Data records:
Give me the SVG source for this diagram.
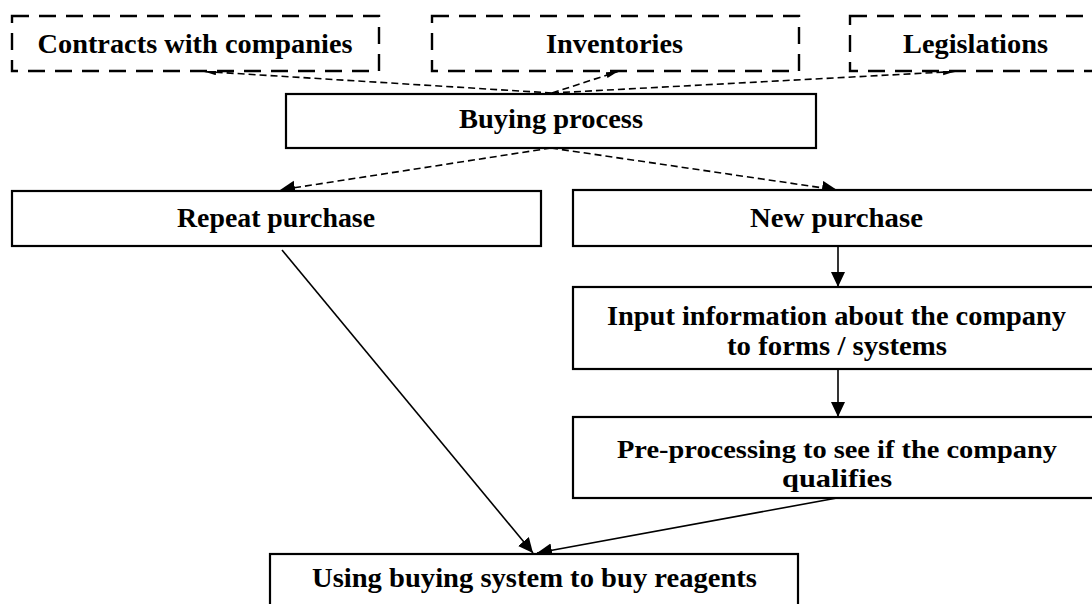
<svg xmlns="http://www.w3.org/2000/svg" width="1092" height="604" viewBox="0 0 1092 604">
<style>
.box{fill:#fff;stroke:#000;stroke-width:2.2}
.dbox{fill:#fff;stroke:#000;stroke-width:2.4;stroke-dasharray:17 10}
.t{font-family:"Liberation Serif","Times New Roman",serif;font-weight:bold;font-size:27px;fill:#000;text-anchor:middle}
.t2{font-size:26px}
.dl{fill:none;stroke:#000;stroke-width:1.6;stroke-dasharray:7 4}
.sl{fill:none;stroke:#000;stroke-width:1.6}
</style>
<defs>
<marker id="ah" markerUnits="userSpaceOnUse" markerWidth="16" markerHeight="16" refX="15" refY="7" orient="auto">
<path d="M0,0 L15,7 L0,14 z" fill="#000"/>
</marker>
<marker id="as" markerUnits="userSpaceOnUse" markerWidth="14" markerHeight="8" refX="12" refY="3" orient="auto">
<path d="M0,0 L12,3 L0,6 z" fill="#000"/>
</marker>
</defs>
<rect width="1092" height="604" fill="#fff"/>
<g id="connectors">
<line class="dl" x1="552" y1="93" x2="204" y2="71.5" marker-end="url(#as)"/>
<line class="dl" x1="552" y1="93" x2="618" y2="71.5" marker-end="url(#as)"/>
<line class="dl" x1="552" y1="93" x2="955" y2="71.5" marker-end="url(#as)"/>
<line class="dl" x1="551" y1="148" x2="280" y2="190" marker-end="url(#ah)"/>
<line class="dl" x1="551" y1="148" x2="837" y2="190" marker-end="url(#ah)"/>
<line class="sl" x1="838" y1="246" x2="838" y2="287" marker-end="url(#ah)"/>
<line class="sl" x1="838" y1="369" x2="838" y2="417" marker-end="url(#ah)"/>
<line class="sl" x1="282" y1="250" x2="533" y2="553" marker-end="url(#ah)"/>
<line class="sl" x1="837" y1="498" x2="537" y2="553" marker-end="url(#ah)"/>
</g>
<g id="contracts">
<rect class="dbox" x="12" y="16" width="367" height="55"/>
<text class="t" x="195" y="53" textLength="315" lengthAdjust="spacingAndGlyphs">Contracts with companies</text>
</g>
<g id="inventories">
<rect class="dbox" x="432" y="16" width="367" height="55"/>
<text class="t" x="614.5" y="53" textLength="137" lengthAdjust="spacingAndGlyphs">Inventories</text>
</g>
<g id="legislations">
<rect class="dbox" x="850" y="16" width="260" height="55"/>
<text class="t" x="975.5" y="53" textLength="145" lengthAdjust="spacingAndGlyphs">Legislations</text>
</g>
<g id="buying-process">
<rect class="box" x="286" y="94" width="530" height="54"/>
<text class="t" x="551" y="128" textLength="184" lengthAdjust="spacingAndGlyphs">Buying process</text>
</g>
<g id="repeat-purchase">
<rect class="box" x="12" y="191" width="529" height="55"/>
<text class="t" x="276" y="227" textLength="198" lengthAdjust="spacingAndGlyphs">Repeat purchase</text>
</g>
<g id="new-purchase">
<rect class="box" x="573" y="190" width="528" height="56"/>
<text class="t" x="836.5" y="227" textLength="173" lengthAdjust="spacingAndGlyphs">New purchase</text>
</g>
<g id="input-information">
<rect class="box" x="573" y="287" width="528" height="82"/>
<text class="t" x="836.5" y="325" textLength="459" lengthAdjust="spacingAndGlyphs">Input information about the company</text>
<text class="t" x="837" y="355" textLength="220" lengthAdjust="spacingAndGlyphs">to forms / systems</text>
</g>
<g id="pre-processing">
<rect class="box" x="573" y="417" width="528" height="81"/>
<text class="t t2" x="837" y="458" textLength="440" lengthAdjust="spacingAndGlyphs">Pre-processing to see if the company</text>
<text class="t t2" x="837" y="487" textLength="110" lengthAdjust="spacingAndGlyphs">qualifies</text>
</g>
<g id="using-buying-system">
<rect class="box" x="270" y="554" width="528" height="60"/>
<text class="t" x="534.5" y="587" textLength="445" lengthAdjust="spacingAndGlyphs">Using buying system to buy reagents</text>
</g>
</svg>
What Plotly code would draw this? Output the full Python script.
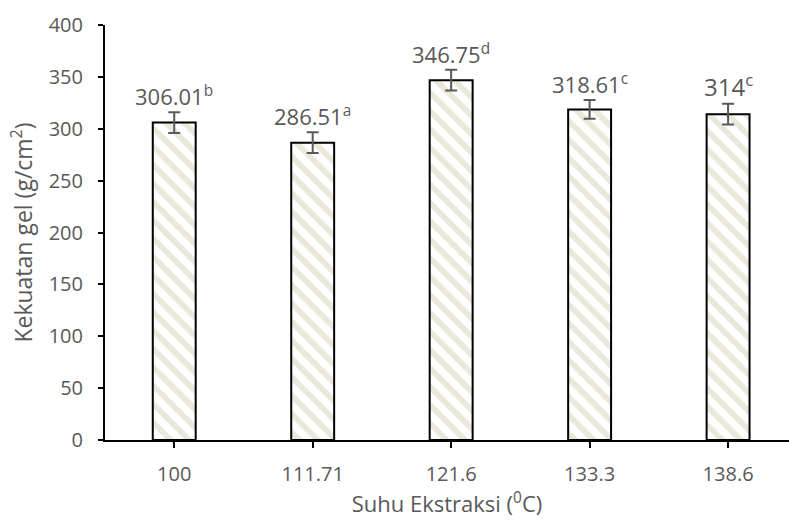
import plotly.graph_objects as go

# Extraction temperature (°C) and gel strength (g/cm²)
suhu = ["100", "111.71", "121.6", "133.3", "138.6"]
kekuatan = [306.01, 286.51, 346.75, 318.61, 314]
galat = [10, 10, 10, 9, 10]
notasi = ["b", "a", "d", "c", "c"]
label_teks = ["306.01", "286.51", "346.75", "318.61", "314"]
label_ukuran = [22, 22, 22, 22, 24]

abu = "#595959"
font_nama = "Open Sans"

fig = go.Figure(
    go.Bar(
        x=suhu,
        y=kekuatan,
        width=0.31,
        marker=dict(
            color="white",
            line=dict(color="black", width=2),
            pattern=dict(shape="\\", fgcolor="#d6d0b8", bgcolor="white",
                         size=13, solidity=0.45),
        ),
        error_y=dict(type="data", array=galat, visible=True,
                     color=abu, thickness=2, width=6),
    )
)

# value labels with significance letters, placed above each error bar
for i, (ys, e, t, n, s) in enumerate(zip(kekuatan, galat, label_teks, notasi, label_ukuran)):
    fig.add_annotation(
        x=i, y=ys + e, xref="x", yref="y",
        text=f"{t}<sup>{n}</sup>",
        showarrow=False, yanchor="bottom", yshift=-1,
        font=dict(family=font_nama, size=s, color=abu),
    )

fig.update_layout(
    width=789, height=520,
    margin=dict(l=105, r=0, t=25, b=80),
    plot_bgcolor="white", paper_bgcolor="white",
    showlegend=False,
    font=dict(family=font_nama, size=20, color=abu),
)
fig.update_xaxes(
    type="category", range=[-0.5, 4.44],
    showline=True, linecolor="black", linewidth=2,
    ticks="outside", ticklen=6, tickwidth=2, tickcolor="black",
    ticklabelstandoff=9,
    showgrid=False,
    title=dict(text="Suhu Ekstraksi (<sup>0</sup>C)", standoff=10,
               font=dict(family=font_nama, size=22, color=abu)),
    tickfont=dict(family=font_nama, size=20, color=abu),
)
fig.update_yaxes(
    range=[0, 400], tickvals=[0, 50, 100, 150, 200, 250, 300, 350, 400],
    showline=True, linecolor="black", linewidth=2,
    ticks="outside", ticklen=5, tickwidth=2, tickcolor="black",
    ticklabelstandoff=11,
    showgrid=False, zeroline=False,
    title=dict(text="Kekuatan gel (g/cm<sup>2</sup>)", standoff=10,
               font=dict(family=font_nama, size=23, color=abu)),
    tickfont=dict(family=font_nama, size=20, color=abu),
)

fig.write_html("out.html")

*Set exercise:* Transcribe all entries above exactly. Drop the pictures.

*Task answer:*
Give me the SVG source for this diagram.
<svg xmlns="http://www.w3.org/2000/svg" width="1092" height="604" viewBox="0 0 1092 604">
<style>
.box{fill:#fff;stroke:#000;stroke-width:2.2}
.dbox{fill:#fff;stroke:#000;stroke-width:2.4;stroke-dasharray:17 10}
.t{font-family:"Liberation Serif","Times New Roman",serif;font-weight:bold;font-size:27px;fill:#000;text-anchor:middle}
.t2{font-size:26px}
.dl{fill:none;stroke:#000;stroke-width:1.6;stroke-dasharray:7 4}
.sl{fill:none;stroke:#000;stroke-width:1.6}
</style>
<defs>
<marker id="ah" markerUnits="userSpaceOnUse" markerWidth="16" markerHeight="16" refX="15" refY="7" orient="auto">
<path d="M0,0 L15,7 L0,14 z" fill="#000"/>
</marker>
<marker id="as" markerUnits="userSpaceOnUse" markerWidth="14" markerHeight="8" refX="12" refY="3" orient="auto">
<path d="M0,0 L12,3 L0,6 z" fill="#000"/>
</marker>
</defs>
<rect width="1092" height="604" fill="#fff"/>
<g id="connectors">
<line class="dl" x1="552" y1="93" x2="204" y2="71.5" marker-end="url(#as)"/>
<line class="dl" x1="552" y1="93" x2="618" y2="71.5" marker-end="url(#as)"/>
<line class="dl" x1="552" y1="93" x2="955" y2="71.5" marker-end="url(#as)"/>
<line class="dl" x1="551" y1="148" x2="280" y2="190" marker-end="url(#ah)"/>
<line class="dl" x1="551" y1="148" x2="837" y2="190" marker-end="url(#ah)"/>
<line class="sl" x1="838" y1="246" x2="838" y2="287" marker-end="url(#ah)"/>
<line class="sl" x1="838" y1="369" x2="838" y2="417" marker-end="url(#ah)"/>
<line class="sl" x1="282" y1="250" x2="533" y2="553" marker-end="url(#ah)"/>
<line class="sl" x1="837" y1="498" x2="537" y2="553" marker-end="url(#ah)"/>
</g>
<g id="contracts">
<rect class="dbox" x="12" y="16" width="367" height="55"/>
<text class="t" x="195" y="53" textLength="315" lengthAdjust="spacingAndGlyphs">Contracts with companies</text>
</g>
<g id="inventories">
<rect class="dbox" x="432" y="16" width="367" height="55"/>
<text class="t" x="614.5" y="53" textLength="137" lengthAdjust="spacingAndGlyphs">Inventories</text>
</g>
<g id="legislations">
<rect class="dbox" x="850" y="16" width="260" height="55"/>
<text class="t" x="975.5" y="53" textLength="145" lengthAdjust="spacingAndGlyphs">Legislations</text>
</g>
<g id="buying-process">
<rect class="box" x="286" y="94" width="530" height="54"/>
<text class="t" x="551" y="128" textLength="184" lengthAdjust="spacingAndGlyphs">Buying process</text>
</g>
<g id="repeat-purchase">
<rect class="box" x="12" y="191" width="529" height="55"/>
<text class="t" x="276" y="227" textLength="198" lengthAdjust="spacingAndGlyphs">Repeat purchase</text>
</g>
<g id="new-purchase">
<rect class="box" x="573" y="190" width="528" height="56"/>
<text class="t" x="836.5" y="227" textLength="173" lengthAdjust="spacingAndGlyphs">New purchase</text>
</g>
<g id="input-information">
<rect class="box" x="573" y="287" width="528" height="82"/>
<text class="t" x="836.5" y="325" textLength="459" lengthAdjust="spacingAndGlyphs">Input information about the company</text>
<text class="t" x="837" y="355" textLength="220" lengthAdjust="spacingAndGlyphs">to forms / systems</text>
</g>
<g id="pre-processing">
<rect class="box" x="573" y="417" width="528" height="81"/>
<text class="t t2" x="837" y="458" textLength="440" lengthAdjust="spacingAndGlyphs">Pre-processing to see if the company</text>
<text class="t t2" x="837" y="487" textLength="110" lengthAdjust="spacingAndGlyphs">qualifies</text>
</g>
<g id="using-buying-system">
<rect class="box" x="270" y="554" width="528" height="60"/>
<text class="t" x="534.5" y="587" textLength="445" lengthAdjust="spacingAndGlyphs">Using buying system to buy reagents</text>
</g>
</svg>
What Plotly code would draw this? Output the full Python script.
import plotly.graph_objects as go

# Extraction temperature (°C) and gel strength (g/cm²)
suhu = ["100", "111.71", "121.6", "133.3", "138.6"]
kekuatan = [306.01, 286.51, 346.75, 318.61, 314]
galat = [10, 10, 10, 9, 10]
notasi = ["b", "a", "d", "c", "c"]
label_teks = ["306.01", "286.51", "346.75", "318.61", "314"]
label_ukuran = [22, 22, 22, 22, 24]

abu = "#595959"
font_nama = "Open Sans"

fig = go.Figure(
    go.Bar(
        x=suhu,
        y=kekuatan,
        width=0.31,
        marker=dict(
            color="white",
            line=dict(color="black", width=2),
            pattern=dict(shape="\\", fgcolor="#d6d0b8", bgcolor="white",
                         size=13, solidity=0.45),
        ),
        error_y=dict(type="data", array=galat, visible=True,
                     color=abu, thickness=2, width=6),
    )
)

# value labels with significance letters, placed above each error bar
for i, (ys, e, t, n, s) in enumerate(zip(kekuatan, galat, label_teks, notasi, label_ukuran)):
    fig.add_annotation(
        x=i, y=ys + e, xref="x", yref="y",
        text=f"{t}<sup>{n}</sup>",
        showarrow=False, yanchor="bottom", yshift=-1,
        font=dict(family=font_nama, size=s, color=abu),
    )

fig.update_layout(
    width=789, height=520,
    margin=dict(l=105, r=0, t=25, b=80),
    plot_bgcolor="white", paper_bgcolor="white",
    showlegend=False,
    font=dict(family=font_nama, size=20, color=abu),
)
fig.update_xaxes(
    type="category", range=[-0.5, 4.44],
    showline=True, linecolor="black", linewidth=2,
    ticks="outside", ticklen=6, tickwidth=2, tickcolor="black",
    ticklabelstandoff=9,
    showgrid=False,
    title=dict(text="Suhu Ekstraksi (<sup>0</sup>C)", standoff=10,
               font=dict(family=font_nama, size=22, color=abu)),
    tickfont=dict(family=font_nama, size=20, color=abu),
)
fig.update_yaxes(
    range=[0, 400], tickvals=[0, 50, 100, 150, 200, 250, 300, 350, 400],
    showline=True, linecolor="black", linewidth=2,
    ticks="outside", ticklen=5, tickwidth=2, tickcolor="black",
    ticklabelstandoff=11,
    showgrid=False, zeroline=False,
    title=dict(text="Kekuatan gel (g/cm<sup>2</sup>)", standoff=10,
               font=dict(family=font_nama, size=23, color=abu)),
    tickfont=dict(family=font_nama, size=20, color=abu),
)

fig.write_html("out.html")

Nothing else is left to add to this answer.